Given data »

****************

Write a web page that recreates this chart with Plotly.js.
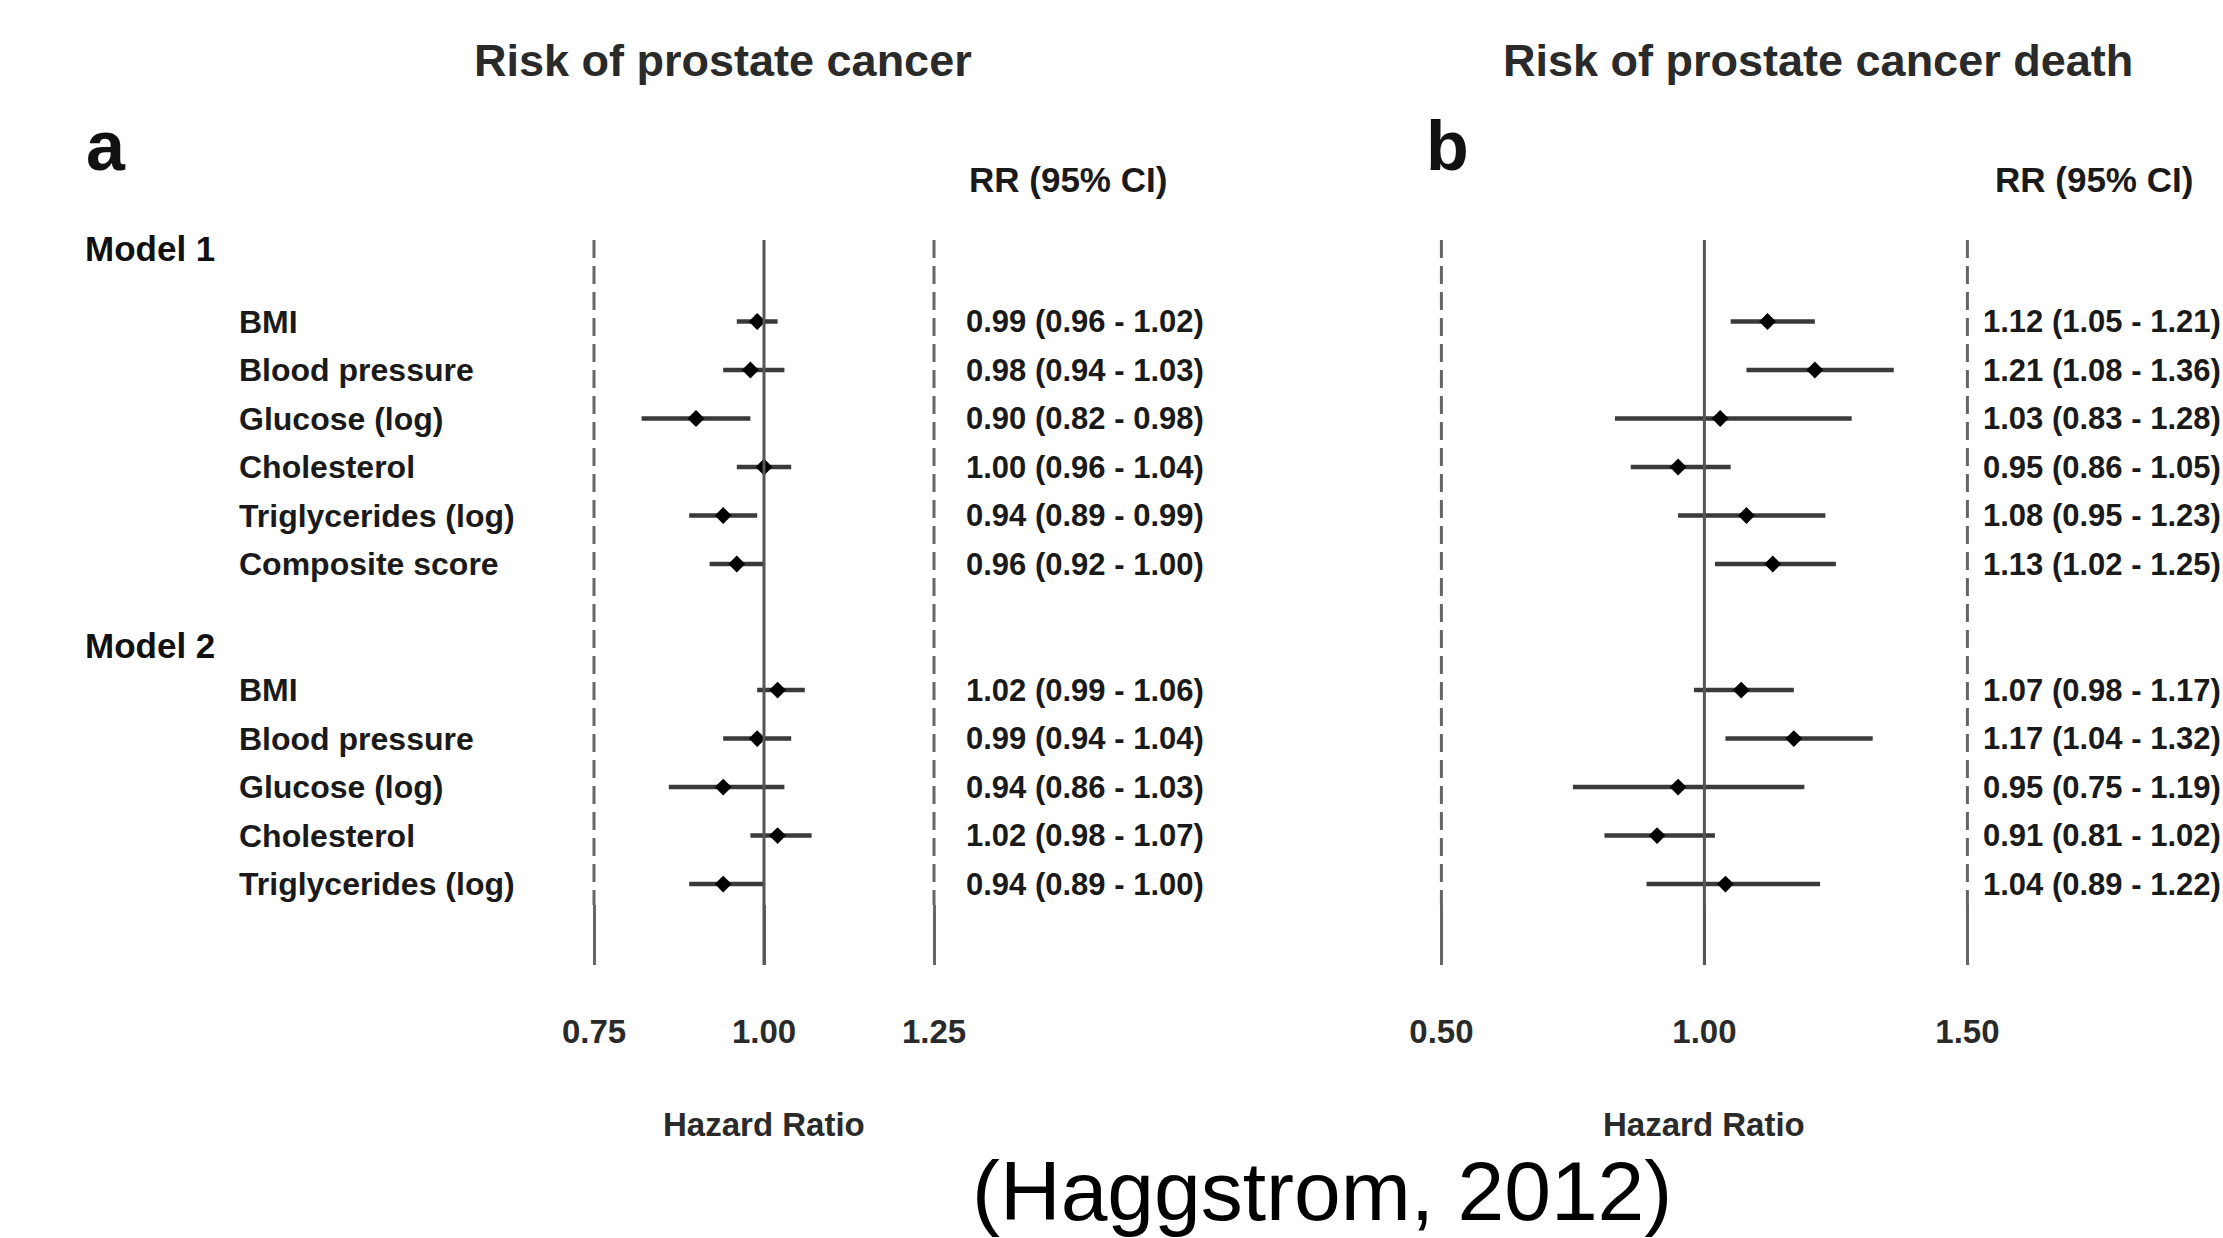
<!DOCTYPE html>
<html>
<head>
<meta charset="utf-8">
<script src="https://cdn.plot.ly/plotly-3.0.1.min.js"></script>
<style>html,body{margin:0;padding:0;background:#fff;}#chart{width:2223px;height:1238px;}</style>
</head>
<body>
<div id="chart"></div>
<script>
// ---------------- data ----------------
const model1Labels = ['BMI', 'Blood pressure', 'Glucose (log)', 'Cholesterol', 'Triglycerides (log)', 'Composite score'];
const model2Labels = ['BMI', 'Blood pressure', 'Glucose (log)', 'Cholesterol', 'Triglycerides (log)'];
const modelNames = ['Model 1', 'Model 2'];

// Panel a: risk of prostate cancer
const aM1RR = [0.99, 0.98, 0.90, 1.00, 0.94, 0.96];
const aM1Lo = [0.96, 0.94, 0.82, 0.96, 0.89, 0.92];
const aM1Hi = [1.02, 1.03, 0.98, 1.04, 0.99, 1.00];
const aM2RR = [1.02, 0.99, 0.94, 1.02, 0.94];
const aM2Lo = [0.99, 0.94, 0.86, 0.98, 0.89];
const aM2Hi = [1.06, 1.04, 1.03, 1.07, 1.00];

// Panel b: risk of prostate cancer death
const bM1RR = [1.12, 1.21, 1.03, 0.95, 1.08, 1.13];
const bM1Lo = [1.05, 1.08, 0.83, 0.86, 0.95, 1.02];
const bM1Hi = [1.21, 1.36, 1.28, 1.05, 1.23, 1.25];
const bM2RR = [1.07, 1.17, 0.95, 0.91, 1.04];
const bM2Lo = [0.98, 1.04, 0.75, 0.81, 0.89];
const bM2Hi = [1.17, 1.32, 1.19, 1.02, 1.22];

const aTicks = [0.75, 1.00, 1.25];
const bTicks = [0.50, 1.00, 1.50];
const aTickText = ['0.75', '1.00', '1.25'];
const bTickText = ['0.50', '1.00', '1.50'];

const panelTitles = ['Risk of prostate cancer', 'Risk of prostate cancer death'];
const panelLetters = ['a', 'b'];
const colHeader = 'RR (95% CI)';
const axisTitle = 'Hazard Ratio';
const source = '(Haggstrom, 2012)';

// ---------------- layout helpers ----------------
const W = 2223, H = 1238;
const px = v => v / W;          // x pixel -> paper
const py = v => 1 - v / H;      // y pixel -> paper
const model2Offset = 7.6;       // row slot of first Model 2 row
const SANS = 'Liberation Sans, Arial, sans-serif';

const yM1 = model1Labels.map((_, i) => i);
const yM2 = model2Labels.map((_, i) => i + model2Offset);

const allRR = (a, b) => a.concat(b);

function forestTrace(rr, lo, hi, ys, xa) {
  return {
    type: 'scatter', mode: 'markers', xaxis: xa, yaxis: 'y',
    x: rr, y: ys,
    marker: {symbol: 'diamond', size: 13, color: '#000'},
    error_x: {
      type: 'data', symmetric: false,
      array: rr.map((v, i) => +(hi[i] - v).toFixed(4)),
      arrayminus: rr.map((v, i) => +(v - lo[i]).toFixed(4)),
      thickness: 4.5, width: 0, color: '#3a3a3a'
    },
    hoverinfo: 'skip', showlegend: false
  };
}

const ysAll = yM1.concat(yM2);
const traces = [
  forestTrace(allRR(aM1RR, aM2RR), allRR(aM1Lo, aM2Lo), allRR(aM1Hi, aM2Hi), ysAll, 'x'),
  forestTrace(allRR(bM1RR, bM2RR), allRR(bM1Lo, bM2Lo), allRR(bM1Hi, bM2Hi), ysAll, 'x2')
];

const fmt = (r, l, h) => r.toFixed(2) + ' (' + l.toFixed(2) + ' - ' + h.toFixed(2) + ')';
const labFont = {family: SANS, size: 32, color: '#1a1a1a', weight: 'bold'};
const rrFont = {family: SANS, size: 31, color: '#1a1a1a', weight: 'bold'};
const modelFont = {family: SANS, size: 35, color: '#111', weight: 'bold'};

const ann = [];
function addText(text, xpx, y, yref, font, xanchor) {
  ann.push({text: text, x: px(xpx), xref: 'paper', y: y, yref: yref,
            xanchor: xanchor || 'left', yanchor: 'middle', showarrow: false, font: font});
}

// row labels
model1Labels.forEach((l, i) => addText(l, 237, yM1[i], 'y', labFont));
model2Labels.forEach((l, i) => addText(l, 237, yM2[i], 'y', labFont));
addText(modelNames[0], 83, py(248), 'paper', modelFont);
addText(modelNames[1], 83, py(645), 'paper', modelFont);

// RR texts
aM1RR.forEach((r, i) => addText(fmt(r, aM1Lo[i], aM1Hi[i]), 964, yM1[i], 'y', rrFont));
aM2RR.forEach((r, i) => addText(fmt(r, aM2Lo[i], aM2Hi[i]), 964, yM2[i], 'y', rrFont));
bM1RR.forEach((r, i) => addText(fmt(r, bM1Lo[i], bM1Hi[i]), 1981, yM1[i], 'y', rrFont));
bM2RR.forEach((r, i) => addText(fmt(r, bM2Lo[i], bM2Hi[i]), 1981, yM2[i], 'y', rrFont));

// headers and titles
const headFont = {family: SANS, size: 35, color: '#1a1a1a', weight: 'bold'};
addText(colHeader, 967, py(180), 'paper', headFont);
addText(colHeader, 1993, py(180), 'paper', headFont);
const titleFont = {family: SANS, size: 45, color: '#2a2a2a', weight: 'bold'};
addText(panelTitles[0], 723, py(61), 'paper', titleFont, 'center');
addText(panelTitles[1], 1818, py(61), 'paper', titleFont, 'center');
const letterFont = {family: SANS, size: 70, color: '#111', weight: 'bold'};
addText(panelLetters[0], 84, py(146), 'paper', letterFont);
addText(panelLetters[1], 1424, py(146), 'paper', letterFont);
const axFont = {family: SANS, size: 33, color: '#2a2a2a', weight: 'bold'};
addText(axisTitle, 764, py(1124), 'paper', axFont, 'center');
addText(axisTitle, 1704, py(1124), 'paper', axFont, 'center');
addText(source, 1322, py(1191), 'paper', {family: SANS, size: 84, color: '#000'}, 'center');

// reference lines (dashed) at tick values, solid at 1.00
const shapes = [];
function refLines(ticks, xref) {
  ticks.forEach(t => {
    const solid = Math.abs(t - 1) < 1e-9;
    shapes.push({type: 'line', xref: xref, yref: 'paper', x0: t, x1: t,
                 y0: py(240), y1: solid ? py(965) : py(905),
                 line: {color: solid ? '#555' : '#666', width: 3, dash: solid ? 'solid' : '18px,8px'}});
  });
}
refLines(aTicks, 'x');
refLines(bTicks, 'x2');

function xAxis(range, domain, ticks, ticktext) {
  return {
    range: range, domain: domain, anchor: 'free', position: py(965),
    showgrid: false, zeroline: false, showline: false,
    tickmode: 'array', tickvals: ticks, ticktext: ticktext,
    ticks: 'inside', ticklen: 60, tickwidth: 3, tickcolor: '#666',
    ticklabelstandoff: 44,
    tickfont: {family: SANS, size: 33, color: '#2a2a2a', weight: 'bold'},
    fixedrange: true
  };
}

const layout = {
  width: W, height: H,
  margin: {l: 0, r: 0, t: 0, b: 0},
  paper_bgcolor: '#fff', plot_bgcolor: 'rgba(0,0,0,0)',
  showlegend: false,
  xaxis: xAxis([0.70, 1.30], [px(560), px(968)], aTicks, aTickText),
  xaxis2: xAxis([0.40, 1.60], [px(1388.8), px(2020)], bTicks, bTickText),
  yaxis: {range: [(H - 321.5) / 48.5, -321.5 / 48.5], domain: [0, 1], visible: false, fixedrange: true},
  shapes: shapes,
  annotations: ann
};

Plotly.newPlot('chart', traces, layout, {staticPlot: true, displayModeBar: false});
</script>
</body>
</html>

****************

Problem to work on » Every line is to be duplicated exactly, though pictures stay out.

Response to the exercise »
Write a web page that recreates this chart with Plotly.js.
<!DOCTYPE html>
<html>
<head>
<meta charset="utf-8">
<script src="https://cdn.plot.ly/plotly-3.0.1.min.js"></script>
<style>html,body{margin:0;padding:0;background:#fff;}#chart{width:2223px;height:1238px;}</style>
</head>
<body>
<div id="chart"></div>
<script>
// ---------------- data ----------------
const model1Labels = ['BMI', 'Blood pressure', 'Glucose (log)', 'Cholesterol', 'Triglycerides (log)', 'Composite score'];
const model2Labels = ['BMI', 'Blood pressure', 'Glucose (log)', 'Cholesterol', 'Triglycerides (log)'];
const modelNames = ['Model 1', 'Model 2'];

// Panel a: risk of prostate cancer
const aM1RR = [0.99, 0.98, 0.90, 1.00, 0.94, 0.96];
const aM1Lo = [0.96, 0.94, 0.82, 0.96, 0.89, 0.92];
const aM1Hi = [1.02, 1.03, 0.98, 1.04, 0.99, 1.00];
const aM2RR = [1.02, 0.99, 0.94, 1.02, 0.94];
const aM2Lo = [0.99, 0.94, 0.86, 0.98, 0.89];
const aM2Hi = [1.06, 1.04, 1.03, 1.07, 1.00];

// Panel b: risk of prostate cancer death
const bM1RR = [1.12, 1.21, 1.03, 0.95, 1.08, 1.13];
const bM1Lo = [1.05, 1.08, 0.83, 0.86, 0.95, 1.02];
const bM1Hi = [1.21, 1.36, 1.28, 1.05, 1.23, 1.25];
const bM2RR = [1.07, 1.17, 0.95, 0.91, 1.04];
const bM2Lo = [0.98, 1.04, 0.75, 0.81, 0.89];
const bM2Hi = [1.17, 1.32, 1.19, 1.02, 1.22];

const aTicks = [0.75, 1.00, 1.25];
const bTicks = [0.50, 1.00, 1.50];
const aTickText = ['0.75', '1.00', '1.25'];
const bTickText = ['0.50', '1.00', '1.50'];

const panelTitles = ['Risk of prostate cancer', 'Risk of prostate cancer death'];
const panelLetters = ['a', 'b'];
const colHeader = 'RR (95% CI)';
const axisTitle = 'Hazard Ratio';
const source = '(Haggstrom, 2012)';

// ---------------- layout helpers ----------------
const W = 2223, H = 1238;
const px = v => v / W;          // x pixel -> paper
const py = v => 1 - v / H;      // y pixel -> paper
const model2Offset = 7.6;       // row slot of first Model 2 row
const SANS = 'Liberation Sans, Arial, sans-serif';

const yM1 = model1Labels.map((_, i) => i);
const yM2 = model2Labels.map((_, i) => i + model2Offset);

const allRR = (a, b) => a.concat(b);

function forestTrace(rr, lo, hi, ys, xa) {
  return {
    type: 'scatter', mode: 'markers', xaxis: xa, yaxis: 'y',
    x: rr, y: ys,
    marker: {symbol: 'diamond', size: 13, color: '#000'},
    error_x: {
      type: 'data', symmetric: false,
      array: rr.map((v, i) => +(hi[i] - v).toFixed(4)),
      arrayminus: rr.map((v, i) => +(v - lo[i]).toFixed(4)),
      thickness: 4.5, width: 0, color: '#3a3a3a'
    },
    hoverinfo: 'skip', showlegend: false
  };
}

const ysAll = yM1.concat(yM2);
const traces = [
  forestTrace(allRR(aM1RR, aM2RR), allRR(aM1Lo, aM2Lo), allRR(aM1Hi, aM2Hi), ysAll, 'x'),
  forestTrace(allRR(bM1RR, bM2RR), allRR(bM1Lo, bM2Lo), allRR(bM1Hi, bM2Hi), ysAll, 'x2')
];

const fmt = (r, l, h) => r.toFixed(2) + ' (' + l.toFixed(2) + ' - ' + h.toFixed(2) + ')';
const labFont = {family: SANS, size: 32, color: '#1a1a1a', weight: 'bold'};
const rrFont = {family: SANS, size: 31, color: '#1a1a1a', weight: 'bold'};
const modelFont = {family: SANS, size: 35, color: '#111', weight: 'bold'};

const ann = [];
function addText(text, xpx, y, yref, font, xanchor) {
  ann.push({text: text, x: px(xpx), xref: 'paper', y: y, yref: yref,
            xanchor: xanchor || 'left', yanchor: 'middle', showarrow: false, font: font});
}

// row labels
model1Labels.forEach((l, i) => addText(l, 237, yM1[i], 'y', labFont));
model2Labels.forEach((l, i) => addText(l, 237, yM2[i], 'y', labFont));
addText(modelNames[0], 83, py(248), 'paper', modelFont);
addText(modelNames[1], 83, py(645), 'paper', modelFont);

// RR texts
aM1RR.forEach((r, i) => addText(fmt(r, aM1Lo[i], aM1Hi[i]), 964, yM1[i], 'y', rrFont));
aM2RR.forEach((r, i) => addText(fmt(r, aM2Lo[i], aM2Hi[i]), 964, yM2[i], 'y', rrFont));
bM1RR.forEach((r, i) => addText(fmt(r, bM1Lo[i], bM1Hi[i]), 1981, yM1[i], 'y', rrFont));
bM2RR.forEach((r, i) => addText(fmt(r, bM2Lo[i], bM2Hi[i]), 1981, yM2[i], 'y', rrFont));

// headers and titles
const headFont = {family: SANS, size: 35, color: '#1a1a1a', weight: 'bold'};
addText(colHeader, 967, py(180), 'paper', headFont);
addText(colHeader, 1993, py(180), 'paper', headFont);
const titleFont = {family: SANS, size: 45, color: '#2a2a2a', weight: 'bold'};
addText(panelTitles[0], 723, py(61), 'paper', titleFont, 'center');
addText(panelTitles[1], 1818, py(61), 'paper', titleFont, 'center');
const letterFont = {family: SANS, size: 70, color: '#111', weight: 'bold'};
addText(panelLetters[0], 84, py(146), 'paper', letterFont);
addText(panelLetters[1], 1424, py(146), 'paper', letterFont);
const axFont = {family: SANS, size: 33, color: '#2a2a2a', weight: 'bold'};
addText(axisTitle, 764, py(1124), 'paper', axFont, 'center');
addText(axisTitle, 1704, py(1124), 'paper', axFont, 'center');
addText(source, 1322, py(1191), 'paper', {family: SANS, size: 84, color: '#000'}, 'center');

// reference lines (dashed) at tick values, solid at 1.00
const shapes = [];
function refLines(ticks, xref) {
  ticks.forEach(t => {
    const solid = Math.abs(t - 1) < 1e-9;
    shapes.push({type: 'line', xref: xref, yref: 'paper', x0: t, x1: t,
                 y0: py(240), y1: solid ? py(965) : py(905),
                 line: {color: solid ? '#555' : '#666', width: 3, dash: solid ? 'solid' : '18px,8px'}});
  });
}
refLines(aTicks, 'x');
refLines(bTicks, 'x2');

function xAxis(range, domain, ticks, ticktext) {
  return {
    range: range, domain: domain, anchor: 'free', position: py(965),
    showgrid: false, zeroline: false, showline: false,
    tickmode: 'array', tickvals: ticks, ticktext: ticktext,
    ticks: 'inside', ticklen: 60, tickwidth: 3, tickcolor: '#666',
    ticklabelstandoff: 44,
    tickfont: {family: SANS, size: 33, color: '#2a2a2a', weight: 'bold'},
    fixedrange: true
  };
}

const layout = {
  width: W, height: H,
  margin: {l: 0, r: 0, t: 0, b: 0},
  paper_bgcolor: '#fff', plot_bgcolor: 'rgba(0,0,0,0)',
  showlegend: false,
  xaxis: xAxis([0.70, 1.30], [px(560), px(968)], aTicks, aTickText),
  xaxis2: xAxis([0.40, 1.60], [px(1388.8), px(2020)], bTicks, bTickText),
  yaxis: {range: [(H - 321.5) / 48.5, -321.5 / 48.5], domain: [0, 1], visible: false, fixedrange: true},
  shapes: shapes,
  annotations: ann
};

Plotly.newPlot('chart', traces, layout, {staticPlot: true, displayModeBar: false});
</script>
</body>
</html>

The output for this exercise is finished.